There was an ad for Psycho, but even when movie advertising tended to last a few minutes, this trailer goes beyond. The marketing tool ran six and a half minutes, featuring no scenes from the film, with Hitchcock gaily walking through the Bates Motel set and tiptoeing up to revealing critical plot points before backing away. All of this is given the aural backdrop of Bernard Herrmann’s unforgettable score and… Herrmann’s score for Hitchcock’s 1955 black comedy The Trouble With Harry, which sounds lighter than you’d expect for a film in which people are killed by a mentally ill man dressing up as his dead mother.
Sixty years on, most audiences — even those who haven’t seen Psycho (hot take: it’s pretty good!) — know why Hitchcock was comfortable teasing surprises without revealing them. Janet Leigh, one of Hollywood’s biggest stars, playing a compromised young woman who gets killed almost halfway through the film was a massive shock. That twist is compounded by the final reveal that the awkward but good-natured Norman Bates (Anthony Perkins) was the murderer, his personality partially dominated by his mother even after her death. But the ad campaign was truly remarkable; as Leigh wrote in a 1995 behind-the-scenes memoir, neither she nor Perkins did any serious promotion, and critics weren’t given advance screenings. This combination helped turn a low-budget film into one of the most widely celebrated, influential films of all time.
Yet the way in which Psycho was marketed has rarely been replicated, in terms of teasing surprises or breaking the fourth wall. Two modern films that did follow suit are as disparate as possible: the 1999 indie thriller The Minus Man, and Pixar’s 2008 sci-fi masterpiece WALL-E.
First, consider The Minus Man, starring Owen Wilson as a would-be Norman Bates, and its ad. his isn’t the first modern movie to boast a trailer with no scenes from the movie itself, but that gambit typically involves actors from the film and/or scenes that might occur.

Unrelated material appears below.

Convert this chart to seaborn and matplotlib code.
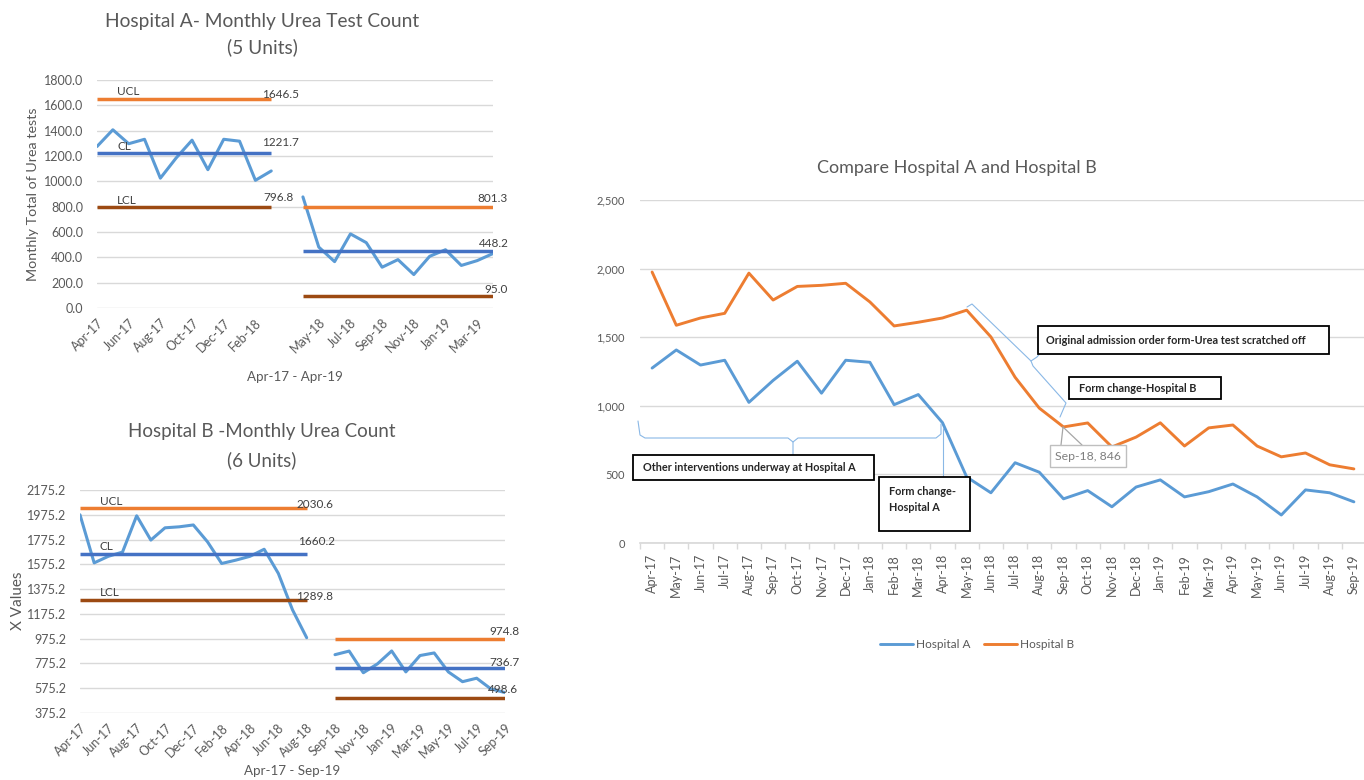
import numpy as np
import pandas as pd
import matplotlib
matplotlib.use("Agg")
import matplotlib.pyplot as plt
import seaborn as sns
from matplotlib.patches import Rectangle
from matplotlib.lines import Line2D

# ---------------- data ----------------
months = ["Apr-17", "May-17", "Jun-17", "Jul-17", "Aug-17", "Sep-17", "Oct-17", "Nov-17",
          "Dec-17", "Jan-18", "Feb-18", "Mar-18", "Apr-18", "May-18", "Jun-18", "Jul-18",
          "Aug-18", "Sep-18", "Oct-18", "Nov-18", "Dec-18", "Jan-19", "Feb-19", "Mar-19",
          "Apr-19", "May-19", "Jun-19", "Jul-19", "Aug-19", "Sep-19"]
hosp_a = [1275, 1407, 1297, 1332, 1025, 1185, 1325, 1092, 1332, 1317, 1008, 1082,
          877, 481, 366, 585, 516, 322, 382, 264, 408, 460, 336, 374,
          430, 336, 204, 387, 366, 300]
hosp_b = [1975, 1587, 1640, 1674, 1967, 1771, 1870, 1878, 1893, 1757, 1582, 1609,
          1640, 1697, 1502, 1208, 983, 846, 875, 700, 772, 876, 707, 839,
          860, 707, 628, 656, 570, 540]

# control limits (segment 1, segment 2)
a_ucl = [1646.5, 801.3]
a_cl = [1221.7, 448.2]
a_lcl = [796.8, 95.0]
b_ucl = [2030.6, 974.8]
b_cl = [1660.2, 736.7]
b_lcl = [1289.8, 498.6]

a_yticks = [0, 200, 400, 600, 800, 1000, 1200, 1400, 1600, 1800]
b_yticks = [375.2, 575.2, 775.2, 975.2, 1175.2, 1375.2, 1575.2, 1775.2, 1975.2, 2175.2]
c_yticks = [0, 500, 1000, 1500, 2000, 2500]

# segment split (number of months before the break)
a_split, a_end = 12, 25
b_split = 17

# ---------------- style ----------------
sns.set_theme(style="white")
plt.rcParams["font.family"] = ["Lato", "DejaVu Sans"]
GRAY = "#595959"
DARK = "#404040"
GRID = "#D9D9D9"
C_DATA = "#5B9BD5"
C_CL = "#4472C4"
C_UCL = "#ED7D31"
C_LCL = "#9C4A12"
C_A = "#5B9BD5"
C_B = "#ED7D31"

W, H = 1364, 780
fig = plt.figure(figsize=(W / 100, H / 100), dpi=100)


def P(x, y):
    return (x / W, 1 - y / H)


def add_axes_px(l, t, r, b):
    return fig.add_axes([l / W, 1 - b / H, (r - l) / W, (b - t) / H])


def spc_chart(ax, cats, vals, seg_ranges, ucl, cl, lcl, yticks, ylim, xtick_pos,
              lab_off, val_offs):
    df = pd.DataFrame({"pos": np.arange(len(cats)), "cat": cats, "value": vals})
    seg = np.full(len(cats), -1)
    for i, (s, e) in enumerate(seg_ranges):
        seg[s:e + 1] = i
    df["seg"] = seg
    df = df[df["seg"] >= 0].dropna()
    sns.lineplot(data=df, x="pos", y="value", units="seg", estimator=None,
                 color=C_DATA, lw=2.2, ax=ax, legend=False, zorder=3)
    for i, (s, e) in enumerate(seg_ranges):
        for v, c in ((ucl[i], C_UCL), (cl[i], C_CL), (lcl[i], C_LCL)):
            ax.hlines(v, s, e, color=c, lw=2.5, zorder=4)
    # UCL / CL / LCL labels
    s0 = seg_ranges[0][0]
    for txt, v, dy in zip(["UCL", "CL", "LCL"], [ucl[0], cl[0], lcl[0]], lab_off):
        ax.annotate(txt, (s0, v), xytext=(20, dy), textcoords="offset pixels",
                    ha="left", va="center", fontsize=8.5, color=DARK, zorder=5)
    for i, (s, e) in enumerate(seg_ranges):
        for v, (dx, dy) in zip([ucl[i], cl[i], lcl[i]], val_offs[i]):
            ax.annotate(f"{v:.1f}", (e, v), xytext=(dx, dy), textcoords="offset pixels",
                        ha="center", va="center", fontsize=8.5, color=DARK, zorder=5)
    ax.set_xlim(0, len(cats) - 1)
    ax.set_ylim(*ylim)
    ax.set_yticks(yticks)
    ax.set_yticklabels([f"{t:.1f}" for t in yticks])
    ax.set_xticks(xtick_pos)
    ax.set_xticklabels([cats[p] for p in xtick_pos], rotation=45, ha="right",
                       rotation_mode="anchor")
    ax.grid(axis="y", color=GRID, lw=1)
    ax.set_axisbelow(True)
    for sp in ax.spines.values():
        sp.set_visible(False)
    ax.tick_params(axis="both", length=0, labelsize=9, labelcolor=GRAY)
    ax.tick_params(axis="y", pad=10)
    ax.tick_params(axis="x", pad=6)
    ax.set_xlabel("")
    ax.set_ylabel("")


# ---------------- chart A ----------------
cats_a = months[:a_split] + [""] + months[a_split:a_end]
vals_a = hosp_a[:a_split] + [np.nan] + hosp_a[a_split:a_end]
axA = add_axes_px(97, 80, 493, 308)
spc_chart(axA, cats_a, vals_a, [(0, a_split - 1), (a_split + 1, a_end)],
          a_ucl, a_cl, a_lcl, a_yticks, (0, 1800), list(range(0, 25, 2)),
          [8, 7, 7],
          [[(9, 5), (9, 11), (7, 10)], [(0, 8), (1, 8), (3, 6)]])

fig.text(*P(262, 21), "Hospital A- Monthly Urea Test Count", ha="center", va="center",
         fontsize=13.8, color=GRAY)
fig.text(*P(262, 47), "(5 Units)", ha="center", va="center", fontsize=13.8, color=GRAY)
fig.text(*P(33, 194), "Monthly Total of Urea tests", rotation=90, ha="center",
         va="center", fontsize=10.3, color=GRAY)
fig.text(*P(295, 377), "Apr-17 - Apr-19", ha="center", va="center", fontsize=9.6,
         color=GRAY)

# ---------------- chart B ----------------
cats_b = months[:b_split] + [""] + months[b_split:]
vals_b = hosp_b[:b_split] + [np.nan] + hosp_b[b_split:]
axB = add_axes_px(80, 490, 505, 713)
spc_chart(axB, cats_b, vals_b, [(0, b_split - 1), (b_split + 1, len(cats_b) - 1)],
          b_ucl, b_cl, b_lcl, b_yticks, (375.2, 2175.2),
          list(range(0, 17, 2)) + list(range(18, 31, 2)),
          [6, 7, 7],
          [[(8, 3), (10, 12), (8, 3)], [(-1, 7), (-1, 6), (-2, 8)]])

fig.text(*P(262, 432), "Hospital B -Monthly Urea Count", ha="center", va="center",
         fontsize=13.5, color=GRAY)
fig.text(*P(262, 460), "(6 Units)", ha="center", va="center", fontsize=13.5, color=GRAY)
fig.text(*P(18, 601), "X Values", rotation=90, ha="center", va="center", fontsize=11,
         color=GRAY)
fig.text(*P(292, 771), "Apr-17 - Sep-19", ha="center", va="center", fontsize=9.6,
         color=GRAY)

# ---------------- chart C ----------------
axC = add_axes_px(640, 200, 1366, 543)
df_c = pd.DataFrame({
    "pos": list(range(len(months))) * 2,
    "value": hosp_a + hosp_b,
    "hospital": ["Hospital A"] * len(months) + ["Hospital B"] * len(months),
})
sns.lineplot(data=df_c, x="pos", y="value", hue="hospital",
             palette={"Hospital A": C_A, "Hospital B": C_B}, lw=2.1, ax=axC)
handles, labels = axC.get_legend_handles_labels()
axC.get_legend().remove()
axC.set_xlim(-0.5, len(months) - 0.5)
axC.set_ylim(0, 2500)
axC.set_yticks(c_yticks)
axC.set_yticklabels([f"{t:,}" for t in c_yticks])
axC.set_xticks(range(len(months)))
axC.set_xticklabels(months, rotation=90)
axC.set_xticks(np.arange(-0.5, len(months), 1), minor=True)
axC.grid(axis="y", color=GRID, lw=1)
axC.set_axisbelow(True)
for k, sp in axC.spines.items():
    sp.set_visible(k == "bottom")
axC.spines["bottom"].set_color(GRID)
axC.tick_params(axis="x", which="major", length=0, labelsize=9, labelcolor=GRAY, pad=8)
axC.tick_params(axis="x", which="minor", length=4, color=GRID, width=1, bottom=True)
axC.tick_params(axis="y", length=0, labelsize=8, labelcolor=GRAY, pad=11)
axC.set_xlabel("")
axC.set_ylabel("")

fig.text(*P(957, 168), "Compare Hospital A and Hospital B", ha="center", va="center",
         fontsize=13, color=GRAY)
fig.legend(handles, labels, loc="center", bbox_to_anchor=P(977, 645), ncol=2,
           frameon=False, fontsize=8.5, handlelength=2.8, handletextpad=0.2,
           columnspacing=1.2, labelcolor=GRAY)

# ---------------- annotations (figure pixel layout) ----------------
BRACE = "#8AB8E6"


def poly(pts, color, lw=0.8):
    xs = [p[0] / W for p in pts]
    ys = [1 - p[1] / H for p in pts]
    fig.add_artist(Line2D(xs, ys, color=color, lw=lw, transform=fig.transFigure,
                          zorder=5))


def box(l, t, r, b, ec="black", lw=1.3):
    fig.add_artist(Rectangle(P(l, b), (r - l) / W, (b - t) / H, transform=fig.transFigure,
                             facecolor="white", edgecolor=ec, lw=lw, zorder=6))


# Hospital A brace and leader
poly([(638, 421), (640, 435), (645, 438), (788, 438), (793, 442), (793, 455)], BRACE)
poly([(793, 442), (798, 438), (936, 438), (941, 434), (941, 424)], BRACE)
poly([(943, 428), (943, 477)], BRACE)

# Hospital B brace
poly([(967, 307), (972, 304), (1031, 361), (1037, 357), (1043, 350)], BRACE)
poly([(1031, 361), (1033, 366), (1066, 403), (1060, 417)], BRACE)

# Sep-18 callout leaders
poly([(1063, 427), (1061, 445)], "#A6A6A6", 0.9)
poly([(1063, 427), (1082, 445)], "#A6A6A6", 0.9)

BOXTXT = dict(ha="left", va="center", fontsize=7.8, fontweight="bold", color="#262626",
              zorder=7)
box(633, 455, 874, 480)
fig.text(*P(643, 467.5), "Other interventions underway at Hospital A", **BOXTXT)
box(879, 477, 970, 531)
fig.text(*P(889, 499.5), "Form change-\nHospital A", linespacing=1.6, **BOXTXT)
box(1038, 326, 1329, 354)
fig.text(*P(1046, 340), "Original admission order form-Urea test scratched off", **BOXTXT)
box(1069, 377, 1221, 399)
fig.text(*P(1079, 388), "Form change-Hospital B", **BOXTXT)
box(1050, 445, 1126, 467, ec="#BFBFBF", lw=1.0)
fig.text(*P(1088, 456), "Sep-18, 846", ha="center", va="center", fontsize=8.8,
         color="#7F7F7F", zorder=7)

fig.savefig("out.png", dpi=100)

This trailer’s different: we see a young couple leaving the theater, and arguing the meaning of character motivations and metaphorical elements.
The Minus Man inspires such a passionate debate that the couple talks all night, before the young woman realizes she’s late for work as a lifeguard. She dashes over and, upon entering the pool area, she’s shocked…to find two dead bodies. “Careful, you can talk about it for hours” is the ensuing tagline, hinting at surprises without telling you…anything about the movie (which is arguably remembered more for this trailer).

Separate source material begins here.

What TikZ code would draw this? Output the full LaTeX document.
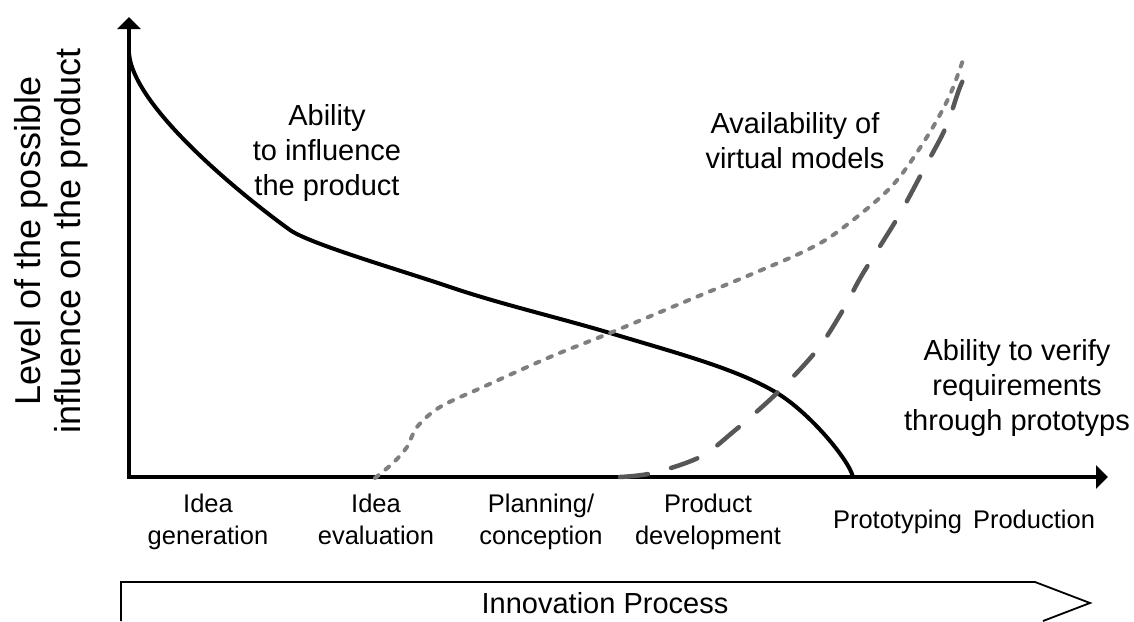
\documentclass[tikz,border=0pt]{standalone}
\usepackage{fontspec}
\setmainfont{Liberation Sans}
\usetikzlibrary{arrows.meta}
\definecolor{dotgray}{HTML}{7F7F7F}
\definecolor{dashgray}{HTML}{575757}
\begin{document}
\begin{tikzpicture}[x=1pt,y=-1pt,
  axisline/.style={line width=4.5pt,line join=miter,
    {Triangle[length=12pt,width=23pt]}-{Triangle[length=12pt,width=23pt]}},
  toplbl/.style={font=\fontsize{29}{35}\selectfont,align=center,inner sep=0pt},
  stagelbl/.style={font=\fontsize{25.5}{32}\selectfont,align=center,inner sep=0pt},
  ylbl/.style={font=\fontsize{36}{40}\selectfont,align=center,inner sep=0pt,rotate=90},
  proclbl/.style={font=\fontsize{29}{32}\selectfont,inner sep=0pt},
  influence/.style={line width=4pt,black},
  virtual/.style={line width=4pt,dotgray,line cap=round,dash pattern=on 4.5pt off 9pt},
  proto/.style={line width=4.5pt,dashgray,line cap=round,dash pattern=on 28pt off 24pt},
  procarrow/.style={line width=1.8pt,line join=miter}]
\useasboundingbox (0,0) rectangle (1134,621);

% axes
\coordinate (ytip) at (129,17);
\coordinate (O) at (129,477);
\coordinate (xtip) at (1108,477);
\draw[axisline] (ytip) -- (O) -- (xtip);

% ability to influence the product
\draw[influence] (129,53)
  .. controls (133,110) and (255,205) .. (290,230)
  .. controls (310,244) and (400,270) .. (450,287)
  .. controls (500,304) and (560,318) .. (610,333)
  .. controls (680,354) and (737,369) .. (777,393)
  .. controls (810,413) and (849,460) .. (853,477);

% availability of virtual models
\draw[virtual] plot[smooth,tension=0.55] coordinates {
  (375,478) (393,463) (407,447) (417,427) (440,407) (483,387) (550,357)
  (610,333) (689,300) (752,274) (807,250) (840,230) (891,187)
  (925,140) (949,97) (964,57)};

% ability to verify requirements through prototypes
\draw[proto] plot[smooth,tension=0.55] coordinates {
  (620,477) (653,473) (700,457) (733,432) (777,393) (817,350)
  (843,310) (862,275) (898,217) (925,167) (946,127) (960,87) (972,62)};

% labels
\node[ylbl] (ylabel) at (51,241) {Level of the possible\\influence on the product};
\node[toplbl] (lInfl) at (327,153) {Ability\\to influence\\the product};
\node[toplbl] (lVirt) at (795,141) {Availability of\\virtual models};
\node[toplbl] (lProt) at (1017,388) {Ability to verify\\requirements\\through prototyps};

\node[stagelbl] (s1) at (208,521.5) {Idea\\generation};
\node[stagelbl] (s2) at (376,519) {Idea\\evaluation};
\node[stagelbl] (s3) at (541,521.5) {Planning/\\conception};
\node[stagelbl] (s4) at (708,521.5) {Product\\development};
\node[stagelbl,anchor=base] (s5) at (897.5,528) {Prototyping};
\node[stagelbl,anchor=base] (s6) at (1034,528) {Production};

% innovation process arrow
\coordinate (p1) at (121,621);
\coordinate (p2) at (121,582);
\coordinate (p3) at (1035,582);
\coordinate (p4) at (1090,603);
\coordinate (p5) at (1043,621);
\draw[procarrow] (p1) -- (p2) -- (p3) -- (p4) -- (p5);
\node[proclbl,anchor=base] (proc) at (605,613) {Innovation Process};
\end{tikzpicture}
\end{document}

WALL-E began its marketing campaign in 2007, setting the stage by embracing the Pixar legacy far beyond Easter eggs such as the recurrence of the Pizza Planet truck sprinkled in the background of a shot. “In the spring of 1994, there was a lunch,” Andrew Stanton, co-writer and director, intones at the start of a teaser that leads to clips of a big-eyed trash-collecting robot with a funky-sounding voice. The basic thrust is that, a year before Toy Story, Stanton and fellow luminaries like Pete Docter and John Lasseter met to discuss story ideas should the 1995 computer-animated feature become a hit. WALL-E was one of those ideas, of course, yet the ad is as much about the studio as the film.
These unique trailers are even more special because few other modern ads lean into the behind-the-scenes details, or hype a movie as worthy of endless audience debates. The risk is as big as the reward; The Minus Man’s lack of success implies that a form-breaking trailer didn’t work. But the form is so familiar that it needs to be broken. It’s far too easy to watch a trailer for a new film and recognize all the cliches. Blockbuster ads often feature a slow cover of an upbeat song, the images shroud the characters in darkness, and the action’s likely to be heavily edited. (The Batman broke this latter tradition with an unbroken shot of Robert Pattinson’s Caped Crusader laying down the hurt on some bad dudes.)

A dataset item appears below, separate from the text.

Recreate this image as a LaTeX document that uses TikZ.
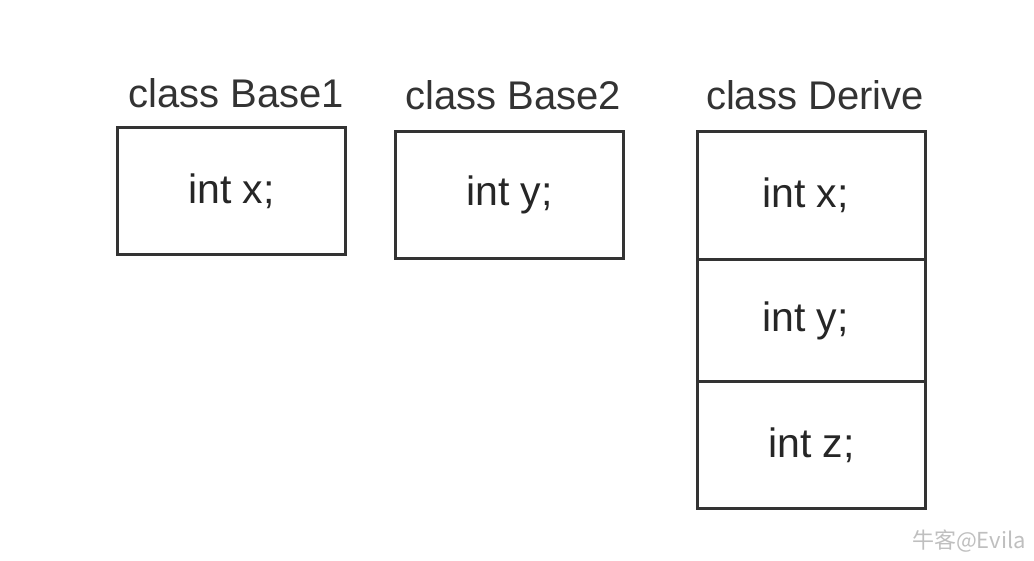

Trailers can be hilarious or thrilling or terrifying, but we’re too often given a variation on the same thing. Sixty years ago, Psycho upended expectations even before audiences saw the film. It broke new ground, but sadly, too few studios have followed in the footsteps of one of the medium’s most legendary auteurs. If Alfred Hitchcock’s films inspired generations of directors, so should the way he sold those films to the public.